Ketika Yesus meninggalkan ruang perjamuan bersama kesebelas rasul, setelah penetapan Sakramen Mahakudus dari Altar, jiwa-Nya begitu tertekan dan dukacitanya semakin mendalam. Ia membawa kesebelas rasul, lewat jalan yang tidak biasanya, ke Lembah Yosafat. Sementara mereka meninggalkan rumah, aku melihat bulan, yang masih belum penuh benar, muncul di balik gunung.

Tuhan Ilahi kita, sementara Ia menyusuri lembah bersama para rasul-Nya, mengatakan kepada mereka bahwa di sini Ia suatu hari kelak akan kembali untuk menghakimi dunia, tetapi tidak dalam keadaan miskin dan hina, seperti Ia saat itu, dan bahwa manusia akan gemetar karena takut dan berseru: “Gunung-gunung, runtuhlah menimpa kami!” Para murid-Nya tidak memahami perkataan-Nya, dan bukan untuk pertama kalinya malam itu, beranggapan bahwa keadaan lelah dan letih pastilah telah mempengaruhi pikiran-Nya.
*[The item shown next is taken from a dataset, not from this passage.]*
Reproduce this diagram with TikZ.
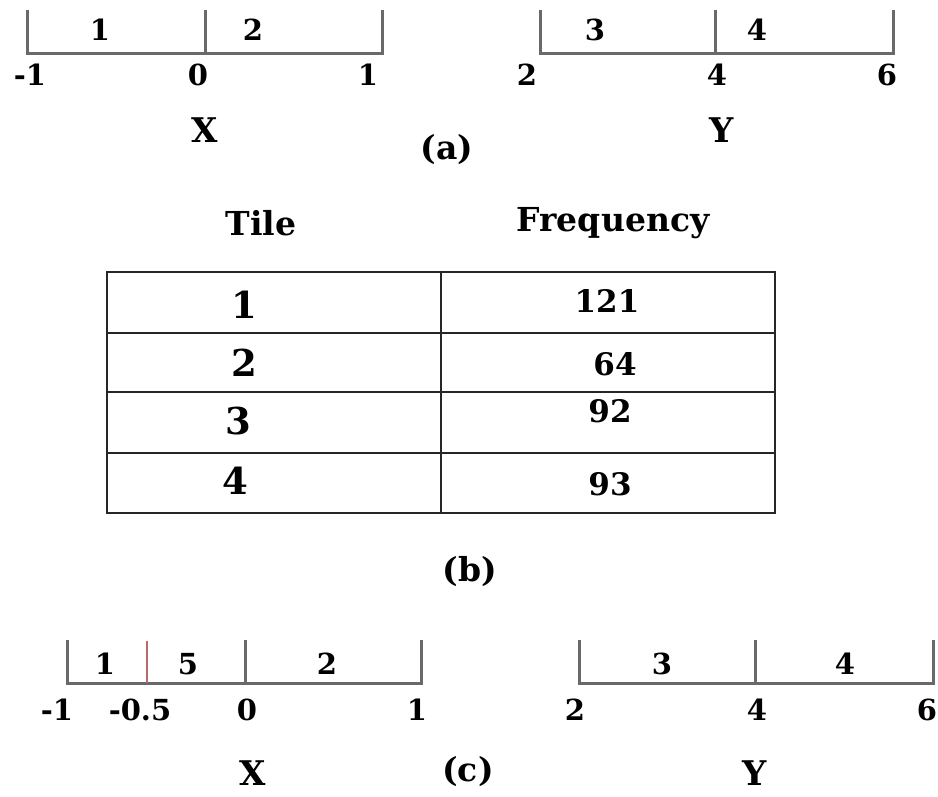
\documentclass[tikz,border=0pt]{standalone}
\usepackage{fontspec}
\setmainfont{DejaVu Serif}
\definecolor{tickgray}{RGB}{105,105,105}
\definecolor{cutred}{RGB}{185,105,105}
\tikzset{
  axisline/.style={draw=tickgray, line width=3pt},
  cutline/.style={draw=cutred, line width=2.6pt},
  tablerule/.style={draw=black!85, line width=2.4pt},
  lab/.style={inner sep=0pt, font=\bfseries\fontsize{29}{32}\selectfont},
  varlab/.style={inner sep=0pt, font=\bfseries\fontsize{34}{38}\selectfont},
  caplab/.style={inner sep=0pt, font=\bfseries\fontsize{33}{36}\selectfont},
  headlab/.style={inner sep=0pt, font=\bfseries\fontsize{33}{36}\selectfont},
  rowlab/.style={inner sep=0pt, font=\bfseries\fontsize{37}{40}\selectfont},
  vallab/.style={inner sep=0pt, font=\bfseries\fontsize{31}{34}\selectfont}
}
\begin{document}
\begin{tikzpicture}[x=1pt, y=-1pt]
    \useasboundingbox (0,0) rectangle (938,796);

    % Định nghĩa các điểm
    \coordinate (XaL) at (27,53);
    \coordinate (XaM) at (205,53);
    \coordinate (XaR) at (382,53);
    \coordinate (YaL) at (540,53);
    \coordinate (YaM) at (715,53);
    \coordinate (YaR) at (893,53);
    \coordinate (XcL) at (67,683);
    \coordinate (XcC) at (147,683);
    \coordinate (XcM) at (245,683);
    \coordinate (XcR) at (421,683);
    \coordinate (YcL) at (579,683);
    \coordinate (YcM) at (755,683);
    \coordinate (YcR) at (933,683);

    % 1. Hình (a): hai trục X và Y
    \draw[axisline] (XaL) ++(0,-43) -- (XaL) -- (XaR) -- ++(0,-43);
    \draw[axisline] (XaM) -- ++(0,-43);
    \draw[axisline] (YaL) ++(0,-43) -- (YaL) -- (YaR) -- ++(0,-43);
    \draw[axisline] (YaM) -- ++(0,-43);

    \node[lab] (ta1) at (100,30) {1};
    \node[lab] (ta2) at (253,30) {2};
    \node[lab] (ta3) at (595,30) {3};
    \node[lab] (ta4) at (757,30) {4};
    \node[lab] (xa1) at (30,75) {-1};
    \node[lab] (xa2) at (198,75) {0};
    \node[lab] (xa3) at (368,75) {1};
    \node[lab] (ya1) at (527,75) {2};
    \node[lab] (ya2) at (717,75) {4};
    \node[lab] (ya3) at (887,75) {6};
    \node[varlab] (Xa) at (205,130) {X};
    \node[varlab] (Ya) at (722,130) {Y};
    \node[caplab] (capa) at (447,150) {(a)};

    % 2. Hình (b): bảng tần suất
    \node[headlab] (htile) at (261,223) {Tile};
    \node[headlab] (hfreq) at (613,223) {Frequency};
    \draw[tablerule] (107,272) rectangle (775,513);
    \draw[tablerule] (107,333) -- (775,333);
    \draw[tablerule] (107,392) -- (775,392);
    \draw[tablerule] (107,453) -- (775,453);
    \draw[tablerule] (441,272) -- (441,513);

    \node[rowlab] (r1) at (244,305) {1};
    \node[rowlab] (r2) at (244,363) {2};
    \node[rowlab] (r3) at (238,421) {3};
    \node[rowlab] (r4) at (235,481) {4};
    \node[vallab] (f1) at (607,301) {121};
    \node[vallab] (f2) at (615,364) {64};
    \node[vallab] (f3) at (610,411) {92};
    \node[vallab] (f4) at (610,484) {93};
    \node[caplab] (capb) at (470,572) {(b)};

    % 3. Hình (c): trục X được chia thêm tại -0.5
    \draw[axisline] (XcL) ++(0,-43) -- (XcL) -- (XcR) -- ++(0,-43);
    \draw[axisline] (XcM) -- ++(0,-43);
    \draw[cutline] (XcC) -- ++(0,-42);
    \draw[axisline] (YcL) ++(0,-43) -- (YcL) -- (YcR) -- ++(0,-43);
    \draw[axisline] (YcM) -- ++(0,-43);

    \node[lab] (tc1) at (105,664) {1};
    \node[lab] (tc5) at (188,664) {5};
    \node[lab] (tc2) at (327,664) {2};
    \node[lab] (tc3) at (662,664) {3};
    \node[lab] (tc4) at (845,664) {4};
    \node[lab] (xc1) at (57,710) {-1};
    \node[lab] (xc2) at (140,710) {-0.5};
    \node[lab] (xc3) at (247,710) {0};
    \node[lab] (xc4) at (417,710) {1};
    \node[lab] (yc1) at (575,710) {2};
    \node[lab] (yc2) at (757,710) {4};
    \node[lab] (yc3) at (927,710) {6};
    \node[varlab] (Xc) at (253,773) {X};
    \node[varlab] (Yc) at (755,773) {Y};
    \node[caplab] (capc) at (468,772) {(c)};
\end{tikzpicture}
\end{document}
Ia berkata kepada mereka lagi: “Kamu semua akan tergoncang imanmu. Sebab ada tertulis: AKU AKAN MEMUKUL GEMBALA DAN DOMBA-DOMBA ITU AKAN TERCERAI-BERAI. Akan tetapi sesudah Aku bangkit, Aku akan mendahului kamu ke Galilea.”

Para rasul masih dalam tingkat tertentu hanyut dalam perasaan kasih yang berkobar, yang diilhamkan oleh penerimaan Sakramen Mahakudus dan sabda Yesus yang khidmad dan merasuk di hati. Mereka dengan penuh sukacita bergerombol di sekeliling-Nya dan mengungkapkan kasih mereka dengan seribu satu cara, sambil memprotes dengan sungguh bahwa mereka tidak akan pernah meninggalkan-Nya. Tetapi, karena Yesus terus berbicara dalam nada yang sama, Petrus berseru: “Biarpun mereka semua tergoncang imannya, aku tidak.” Tuhan kita menjawab: “Aku berkata kepadamu, sesungguhnya pada hari ini, malam ini juga, sebelum ayam berkokok, engkau telah menyangkal Aku tiga kali.” Tetapi, Petrus masih tetap bersiteguh, katanya: “Sekalipun aku harus mati bersama-sama Engkau, aku takkan menyangkal Engkau.” Semua yang lain pun berkata demikian juga. Mereka melangkah maju dan berhenti, sebab dukacita Tuhan Ilahi kita semakin bertambah-tambah. Para rasul berusaha menghiburnya dengan argumentasi manusia, meyakinkan-Nya bahwa apa yang Ia nubuatkan tidak akan terjadi. Mereka melelahkan diri mereka sendiri dalam usaha yang sia-sia ini, mereka mulai ragu, dan diserang pencobaan.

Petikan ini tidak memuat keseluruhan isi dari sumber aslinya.